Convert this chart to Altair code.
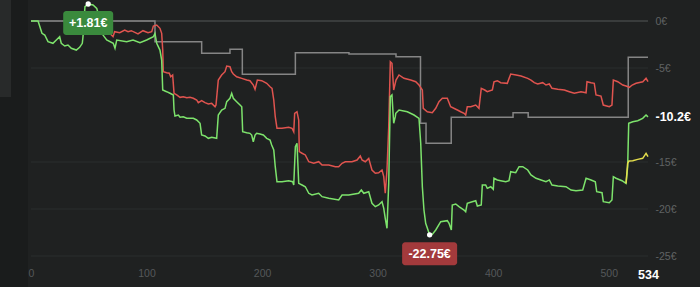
import altair as alt
import pandas as pd

# ---------------- data ----------------
green_x = [0, 6.1, 9.5, 11.9, 14.7, 19.0, 21.9, 24.8, 26.2, 29.2,
           32.0, 34.9, 39.2, 42.1, 44.4, 45.0, 46.7, 49.5, 53.7, 56.9,
           59.7, 61.2, 65.5, 71.2, 72.7, 74.2, 82.8, 88.3, 94.3, 100.1,
           105.9, 107.3, 108.8, 111.6, 113.1, 114.0, 117.4, 120.3, 123.2, 123.8,
           124.6, 127.5, 129.0, 131.8, 134.8, 140.5, 143.4, 146.3, 147.7, 150.6,
           153.5, 156.4, 160.7, 162.1, 165.0, 167.9, 169.4, 172.2, 173.7, 175.1,
           178.0, 180.9, 182.4, 183.2, 186.7, 189.5, 191.0, 192.4, 193.9, 195.3,
           198.2, 201.1, 204.0, 206.9, 208.3, 210.1, 211.4, 212.9, 217.2, 223.0,
           226.5, 227.4, 228.8, 230.2, 231.7, 234.6, 237.4, 240.4, 243.2, 249.0,
           251.9, 257.7, 266.3, 269.2, 275.0, 283.6, 285.9, 288.0, 292.3, 295.1,
           298.0, 300.9, 303.8, 305.3, 306.6, 308.1, 309.6, 311.0, 312.4, 313.9,
           315.3, 315.7, 318.5, 325.7, 331.5, 335.8, 337.3, 338.7, 340.1, 341.6,
           345.0, 347.3, 350.3, 354.6, 360.3, 361.8, 363.8, 364.6, 367.6, 370.4,
           374.8, 376.2, 377.6, 381.9, 384.9, 386.3, 389.7, 390.6, 393.5, 394.9,
           397.9, 400.1, 400.7, 403.6, 406.5, 410.9, 413.7, 415.2, 419.5, 422.4,
           425.6, 429.9, 432.7, 437.1, 441.4, 445.7, 448.6, 450.9, 455.9, 463.0,
           467.4, 471.7, 477.5, 480.4, 484.7, 488.4, 489.6, 494.2, 495.3, 500.5,
           502.8, 504.0, 506.3, 511.5, 515.0, 516.4, 517.3, 520.8, 525.1, 529.4,
           532.3, 534]
green_y = [0, 0, -1.31, -1.49, -2.20, -2.37, -2.02, -1.67, -2.37, -2.66,
           -2.55, -2.90, -3.09, -2.80, -2.37, -1.67, 1.52, 1.81, 1.70, 1.35,
           0.11, -1.31, -2.02, -2.37, -2.90, -2.02, -2.20, -2.02, -2.31, -2.02,
           -1.67, -1.31, -2.37, -3.09, -4.15, -7.34, -7.52, -7.69, -7.87, -9.47,
           -10.11, -10.0, -10.24, -10.18, -10.35, -10.35, -10.53, -10.88, -12.13, -12.23,
           -12.48, -12.37, -12.48, -10.0, -9.47, -9.29, -8.58, -8.22, -7.69, -8.22,
           -8.58, -8.94, -9.12, -11.78, -11.88, -11.95, -12.13, -12.84, -12.13, -11.95,
           -12.02, -12.13, -12.48, -12.66, -13.19, -13.72, -15.50, -17.10, -17.10, -16.99,
           -17.10, -17.45, -13.37, -13.01, -17.27, -17.45, -17.63, -18.33, -18.51, -18.33,
           -18.69, -18.86, -19.04, -18.51, -18.51, -18.33, -17.98, -18.33, -18.16, -19.39,
           -19.75, -19.57, -19.22, -19.93, -20.99, -22.05, -17.27, -8.05, -7.87, -10.88,
           -10.18, -9.82, -9.47, -9.65, -10.0, -10.35, -13.01, -17.63, -20.11, -21.52,
           -22.75, -22.7, -22.23, -21.35, -21.24, -21.52, -22.23, -19.57, -19.47, -19.75,
           -20.11, -20.29, -19.39, -19.22, -19.12, -19.68, -19.57, -17.45, -17.45, -17.80,
           -17.63, -17.90, -16.73, -16.91, -16.99, -17.10, -16.99, -16.03, -16.14, -15.50,
           -15.50, -15.85, -16.38, -16.73, -16.91, -17.10, -16.91, -17.45, -17.55, -17.63,
           -17.98, -18.05, -17.98, -16.73, -16.91, -17.10, -18.16, -18.27, -19.22, -19.33,
           -19.04, -16.56, -16.73, -16.99, -17.27, -15.50, -10.88, -10.71, -10.61, -10.35,
           -10.0, -10.2]

red_x = [61.2, 68.1, 71.0, 72.4, 76.8, 81.1, 84.0, 86.8, 92.6, 96.9,
         101.3, 104.5, 105.9, 108.8, 111.6, 113.1, 114.0, 114.5, 117.4, 119.7,
         120.9, 122.6, 123.8, 126.1, 129.0, 131.8, 134.8, 137.6, 140.5, 143.4,
         144.8, 147.7, 150.6, 153.5, 156.4, 159.3, 160.1, 162.1, 165.0, 167.9,
         169.4, 172.2, 173.7, 175.1, 178.0, 182.4, 186.7, 189.5, 192.4, 193.9,
         195.9, 199.7, 204.0, 206.9, 208.6, 210.1, 211.4, 212.9, 217.2, 223.0,
         225.9, 227.4, 228.2, 230.2, 231.7, 232.2, 234.6, 237.4, 240.4, 244.7,
         249.0, 251.9, 257.7, 263.4, 266.3, 269.2, 272.0, 277.8, 282.2, 285.0,
         286.5, 289.3, 292.3, 295.1, 298.0, 300.9, 303.8, 305.3, 306.6, 308.1,
         309.6, 311.0, 312.4, 313.9, 315.9, 318.5, 322.8, 328.6, 333.0, 335.8,
         338.7, 339.5, 343.0, 347.3, 350.3, 353.1, 356.0, 360.3, 363.2, 369.0,
         371.9, 374.8, 376.2, 377.6, 380.6, 384.9, 387.7, 389.7, 392.7, 394.9,
         399.3, 400.7, 403.6, 406.5, 412.2, 415.2, 419.8, 424.1, 429.9, 432.7,
         435.6, 438.5, 442.9, 445.7, 448.6, 450.9, 455.9, 461.6, 465.9, 470.2,
         476.0, 480.4, 481.2, 484.7, 487.5, 489.0, 493.3, 495.3, 500.5, 502.8,
         504.0, 507.8, 512.2, 515.0, 517.9, 520.3, 523.7, 529.5, 532.3, 534]
red_y = [-1.31, -1.31, -1.67, -1.14, -1.24, -0.96, -1.14, -1.03, -1.38, -1.03,
         -1.24, -1.14, -0.53, -0.43, -0.78, -1.31, -3.09, -5.39, -5.50, -5.56,
         -5.93, -5.74, -7.69, -7.87, -8.12, -8.05, -8.16, -8.12, -8.22, -8.40,
         -8.69, -8.48, -8.69, -8.83, -8.76, -9.12, -8.94, -6.28, -5.74, -5.39,
         -4.79, -4.86, -5.39, -5.64, -5.93, -6.10, -6.28, -6.35, -6.81, -7.27,
         -6.28, -6.35, -6.63, -6.99, -7.16, -8.40, -10.18, -11.41, -11.41, -11.31,
         -11.41, -11.78, -9.82, -9.65, -10.53, -13.90, -14.07, -14.25, -14.97, -15.14,
         -14.97, -15.32, -15.32, -15.50, -15.50, -15.14, -14.97, -14.97, -14.79, -14.36,
         -14.79, -14.97, -14.61, -15.85, -16.20, -16.14, -15.85, -16.56, -18.33, -15.85,
         -11.24, -4.33, -4.50, -7.34, -6.28, -5.74, -6.10, -6.28, -6.46, -6.81,
         -7.34, -9.29, -9.65, -9.76, -9.29, -8.58, -8.22, -8.22, -9.12, -9.47,
         -9.65, -9.82, -10.0, -9.12, -9.12, -8.94, -9.29, -7.16, -7.34, -7.52,
         -7.34, -6.46, -6.35, -6.56, -6.63, -5.64, -5.74, -5.85, -6.10, -6.28,
         -6.56, -6.70, -6.56, -6.81, -6.70, -7.16, -7.27, -7.34, -7.52, -7.69,
         -7.52, -7.63, -6.46, -6.56, -6.63, -7.87, -7.98, -8.94, -9.12, -8.94,
         -6.28, -6.46, -6.81, -6.91, -7.05, -6.81, -6.63, -6.46, -6.10, -6.46]

grey_x = [0, 107.3, 147.7, 172.2, 182.9, 228.8, 275.2, 315.9, 337.1, 341.9,
          363.7, 417.2, 430.3, 516.9, 534]
grey_y = [0, -2.2, -3.44, -3.0, -5.67, -3.37, -3.51, -3.79, -10.88, -13.01,
          -10.24, -9.75, -10.24, -3.86, -3.86]

yellow_x = [515.0, 516.4, 517.5, 520.8, 525.1, 529.4, 532.3, 534]
yellow_y = [-17.27, -15.14, -14.9, -14.87, -14.72, -14.61, -14.08, -14.43]

x_ticks = [0, 100, 200, 300, 400, 500, 534]
y_ticks = [0, -5, -10.2, -15, -20, -25]
grid_vals = [-5, -15, -20, -25]

max_x, max_y, max_text = [49.5], [1.81], ["+1.81€"]
min_x, min_y, min_text = [345.0], [-22.75], ["-22.75€"]

# ---------------- helpers ----------------
FONT = "Liberation Sans"


def frame(xs, ys):
    return pd.DataFrame({"x": xs, "y": ys, "o": list(range(len(xs)))})


XS = alt.Scale(domain=[0, 534], nice=False, zero=False)
YS = alt.Scale(domain=[-25, 1.81], nice=False, zero=False)

x_axis = alt.Axis(
    values=x_ticks, title=None, grid=False, domain=False, ticks=False,
    labelPadding=12, labelFont=FONT, labelFlush=False, labelOverlap=False,
    labelFontSize=alt.condition("datum.value == 534", alt.value(12.5), alt.value(10.5)),
    labelFontWeight=alt.condition("datum.value == 534", alt.value("bold"), alt.value("normal")),
    labelColor=alt.condition("datum.value == 534", alt.value("#ffffff"), alt.value("#55585a")),
)
y_axis = alt.Axis(
    values=y_ticks, title=None, grid=False, domain=False, ticks=False,
    orient="right", labelPadding=7, labelFont=FONT, labelBaseline="middle",
    labelFlush=False, labelOverlap=False,
    labelExpr="datum.value + '€'",
    labelFontSize=alt.condition("datum.value == -10.2", alt.value(12.5), alt.value(10.5)),
    labelFontWeight=alt.condition("datum.value == -10.2", alt.value("bold"), alt.value("normal")),
    labelColor=alt.condition("datum.value == -10.2", alt.value("#ffffff"), alt.value("#606364")),
)

XE = alt.X("x:Q", scale=XS, axis=x_axis)
YE = alt.Y("y:Q", scale=YS, axis=y_axis)

# ---------------- layers ----------------
strip = alt.Chart(pd.DataFrame({"k": [0]})).mark_rect(color="#1a1c1c").encode(
    x=alt.value(-31), x2=alt.value(-3), y=alt.value(-4), y2=alt.value(283))
block = alt.Chart(pd.DataFrame({"k": [0]})).mark_rect(color="#282a2a").encode(
    x=alt.value(-31), x2=alt.value(-20), y=alt.value(-4), y2=alt.value(93))

grid = alt.Chart(pd.DataFrame({"y": grid_vals})).mark_rule(
    color="#2b2e2f", strokeWidth=1).encode(y=YE)
zero = alt.Chart(pd.DataFrame({"y": [0]})).mark_rule(
    color="#555858", strokeWidth=1.2).encode(y=YE)

grey = alt.Chart(frame(grey_x, grey_y)).mark_line(
    color="#858585", strokeWidth=1.5, interpolate="step-after").encode(
    x=XE, y=YE, order="o:Q")
red = alt.Chart(frame(red_x, red_y)).mark_line(
    color="#e0544f", strokeWidth=1.5).encode(x=XE, y=YE, order="o:Q")
green = alt.Chart(frame(green_x, green_y)).mark_line(
    color="#7de36c", strokeWidth=1.5).encode(x=XE, y=YE, order="o:Q")
yellow = alt.Chart(frame(yellow_x, yellow_y)).mark_line(
    color="#e4de4c", strokeWidth=1.5).encode(x=XE, y=YE, order="o:Q")

max_df = pd.DataFrame({"x": max_x, "y": max_y, "t": max_text})
min_df = pd.DataFrame({"x": min_x, "y": min_y, "t": min_text})

max_box = alt.Chart(max_df).mark_rect(
    width=50, height=24, cornerRadius=3, color="#3a8a3d", yOffset=19).encode(x=XE, y=YE)
max_txt = alt.Chart(max_df).mark_text(
    color="#ffffff", font=FONT, fontSize=12.5, fontWeight="bold", dy=19,
    baseline="middle", align="center").encode(x=XE, y=YE, text="t:N")
min_box = alt.Chart(min_df).mark_rect(
    width=55, height=23, cornerRadius=3, color="#a33a3c", yOffset=19).encode(x=XE, y=YE)
min_txt = alt.Chart(min_df).mark_text(
    color="#ffffff", font=FONT, fontSize=12.5, fontWeight="bold", dy=19,
    baseline="middle", align="center").encode(x=XE, y=YE, text="t:N")

dots = alt.Chart(pd.concat([max_df, min_df])).mark_point(
    filled=True, color="#ffffff", size=28, opacity=1).encode(x=XE, y=YE)

chart = alt.layer(
    strip, block, grid, zero, grey, red, green, yellow,
    max_box, min_box, max_txt, min_txt, dots
).properties(
    width=617, height=252,
    autosize=alt.AutoSizeParams(type="none"),
    padding={"left": 31, "top": 4, "right": 52, "bottom": 31},
    background="#1f2121",
).configure_view(stroke=None)

chart.save("out.html", embed_options={"renderer": "svg", "actions": False})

□ □ □ □ □ □ □

* Required task: Repeat exactly and only the lines from the start of the data above through the line that holds "import pandas as pd", inclusive. Pictures do not belong in the copy.

* Output of the exercise:
Convert this chart to Altair code.
import altair as alt
import pandas as pd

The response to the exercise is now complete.